Genap sudah 8windu bangsa ini dijajah oleh Indonesia. Andai saja pada pagi di bulan puasa tepat 64 tahun yang lalu itu para pendiri Indonesia tidak berbuat ulah dengan mengibarkan rajutan benang merah dan putih itu, tentunya tidak akan jadi begini nasib kita. Lihatlah Malaysia, lihatlah Singapura, mereka bukanlah orang-orang yang suka berulah dan kini negeri mereka aman dan makmur.
Jangan heran kepada kami. Bagi kami harga diri adalah bualan orang-orang tidak berpendidikan. Yang ada hanyalah realitas dan berpikir masuk akal. Tidak perlulah kalian berkata tentang harga diri itu. Yang penting kita untung, tidak peduli dengan yang lainnya.

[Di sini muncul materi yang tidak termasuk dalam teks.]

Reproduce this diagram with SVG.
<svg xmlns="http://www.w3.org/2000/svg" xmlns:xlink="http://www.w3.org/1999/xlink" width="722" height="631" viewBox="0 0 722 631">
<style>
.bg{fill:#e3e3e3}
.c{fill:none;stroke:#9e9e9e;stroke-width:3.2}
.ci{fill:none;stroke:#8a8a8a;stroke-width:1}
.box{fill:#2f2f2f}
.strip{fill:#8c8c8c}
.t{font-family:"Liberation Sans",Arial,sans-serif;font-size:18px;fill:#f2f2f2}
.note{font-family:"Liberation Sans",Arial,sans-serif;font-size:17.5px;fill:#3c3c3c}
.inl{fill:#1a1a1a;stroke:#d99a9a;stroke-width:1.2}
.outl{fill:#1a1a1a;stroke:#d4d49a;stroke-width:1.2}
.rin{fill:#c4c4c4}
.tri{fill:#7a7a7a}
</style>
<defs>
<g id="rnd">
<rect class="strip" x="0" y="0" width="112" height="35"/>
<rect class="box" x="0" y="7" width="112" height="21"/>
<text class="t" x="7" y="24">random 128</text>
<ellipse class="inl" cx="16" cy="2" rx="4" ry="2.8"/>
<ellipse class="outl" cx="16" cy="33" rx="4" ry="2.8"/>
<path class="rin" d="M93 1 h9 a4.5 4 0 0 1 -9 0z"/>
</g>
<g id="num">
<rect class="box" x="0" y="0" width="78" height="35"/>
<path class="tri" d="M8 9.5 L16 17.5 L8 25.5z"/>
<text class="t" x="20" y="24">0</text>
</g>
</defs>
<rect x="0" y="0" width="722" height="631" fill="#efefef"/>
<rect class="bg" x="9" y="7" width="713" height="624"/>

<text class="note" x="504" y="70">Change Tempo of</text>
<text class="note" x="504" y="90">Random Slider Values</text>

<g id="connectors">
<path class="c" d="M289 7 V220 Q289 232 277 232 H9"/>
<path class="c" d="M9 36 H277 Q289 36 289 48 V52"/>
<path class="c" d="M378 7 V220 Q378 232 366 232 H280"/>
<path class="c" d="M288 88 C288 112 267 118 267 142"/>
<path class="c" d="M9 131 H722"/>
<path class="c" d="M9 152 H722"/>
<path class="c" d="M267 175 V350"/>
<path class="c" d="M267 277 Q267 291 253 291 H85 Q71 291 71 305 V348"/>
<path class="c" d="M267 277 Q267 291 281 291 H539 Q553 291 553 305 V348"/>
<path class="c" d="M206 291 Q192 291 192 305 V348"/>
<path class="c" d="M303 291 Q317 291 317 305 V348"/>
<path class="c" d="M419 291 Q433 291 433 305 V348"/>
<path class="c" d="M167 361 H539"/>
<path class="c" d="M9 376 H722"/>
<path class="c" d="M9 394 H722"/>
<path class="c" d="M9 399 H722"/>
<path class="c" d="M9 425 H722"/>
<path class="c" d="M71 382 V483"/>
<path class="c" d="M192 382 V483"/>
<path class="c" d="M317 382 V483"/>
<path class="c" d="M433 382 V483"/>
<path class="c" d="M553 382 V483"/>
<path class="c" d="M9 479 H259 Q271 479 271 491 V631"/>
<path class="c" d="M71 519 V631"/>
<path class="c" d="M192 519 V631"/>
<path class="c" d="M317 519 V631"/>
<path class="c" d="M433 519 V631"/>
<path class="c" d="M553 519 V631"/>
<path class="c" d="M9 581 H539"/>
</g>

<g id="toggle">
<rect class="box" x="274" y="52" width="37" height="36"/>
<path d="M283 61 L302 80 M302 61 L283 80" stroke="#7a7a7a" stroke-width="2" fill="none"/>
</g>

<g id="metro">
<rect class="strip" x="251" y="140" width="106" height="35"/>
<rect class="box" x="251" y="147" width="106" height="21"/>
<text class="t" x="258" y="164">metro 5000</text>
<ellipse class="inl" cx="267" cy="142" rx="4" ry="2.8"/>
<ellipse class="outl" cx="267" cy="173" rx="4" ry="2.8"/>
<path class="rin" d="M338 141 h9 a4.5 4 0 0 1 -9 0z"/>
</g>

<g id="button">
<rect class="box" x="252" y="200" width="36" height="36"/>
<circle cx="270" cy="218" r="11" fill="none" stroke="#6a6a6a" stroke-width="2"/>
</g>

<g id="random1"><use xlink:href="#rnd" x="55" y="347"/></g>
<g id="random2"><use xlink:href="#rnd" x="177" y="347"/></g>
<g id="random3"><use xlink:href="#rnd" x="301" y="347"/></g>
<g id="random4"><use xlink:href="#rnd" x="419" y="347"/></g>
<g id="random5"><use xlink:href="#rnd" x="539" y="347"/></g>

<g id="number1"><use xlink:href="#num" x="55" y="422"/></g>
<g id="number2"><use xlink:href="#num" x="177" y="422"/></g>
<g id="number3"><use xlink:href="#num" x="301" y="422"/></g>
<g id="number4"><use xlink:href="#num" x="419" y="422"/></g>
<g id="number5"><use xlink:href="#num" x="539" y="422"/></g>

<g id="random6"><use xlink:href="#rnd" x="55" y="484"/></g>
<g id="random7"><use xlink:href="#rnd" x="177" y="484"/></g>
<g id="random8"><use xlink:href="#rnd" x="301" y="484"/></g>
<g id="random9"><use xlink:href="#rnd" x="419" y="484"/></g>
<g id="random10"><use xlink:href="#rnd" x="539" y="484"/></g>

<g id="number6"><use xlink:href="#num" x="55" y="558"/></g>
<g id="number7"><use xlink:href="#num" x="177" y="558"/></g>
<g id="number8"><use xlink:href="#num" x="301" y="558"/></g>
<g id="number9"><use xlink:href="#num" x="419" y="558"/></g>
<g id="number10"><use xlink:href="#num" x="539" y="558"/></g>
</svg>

Maka jangan heran pula jika kami suka menjual kekayaan kami kepada asing. Bukan menjual, itu hanya sekedar investasi. Toh dalam kitab pendidikan kami mengajarkan memang seperti itulah seharusnya. Tidak perlulah kita berpikir kekayaan itu dikuasai siapa, yang penting kita untung. Daripada dikuasai kita sendiri namun merugi? Maka lebih baik kami serahkan ke asing toh nantinya kami juga bakalan kecipratan nol koma sekian persen dari jutaan trilyun tersebut, toh itu tetap saja jumlah yang besar dan tidak sanggup kami habiskan hingga anak cucu kami. Maka jangan heran pula jika kami kini berpikir untuk menjadikan Indonesia sebagai sebuah perseroan terbatas, karena selama 64tahun ini tampaknya Negara ini terus merugi. Mungkin bila pihak asing yang menangani bisa saja Negara ini menjadi untung kembali.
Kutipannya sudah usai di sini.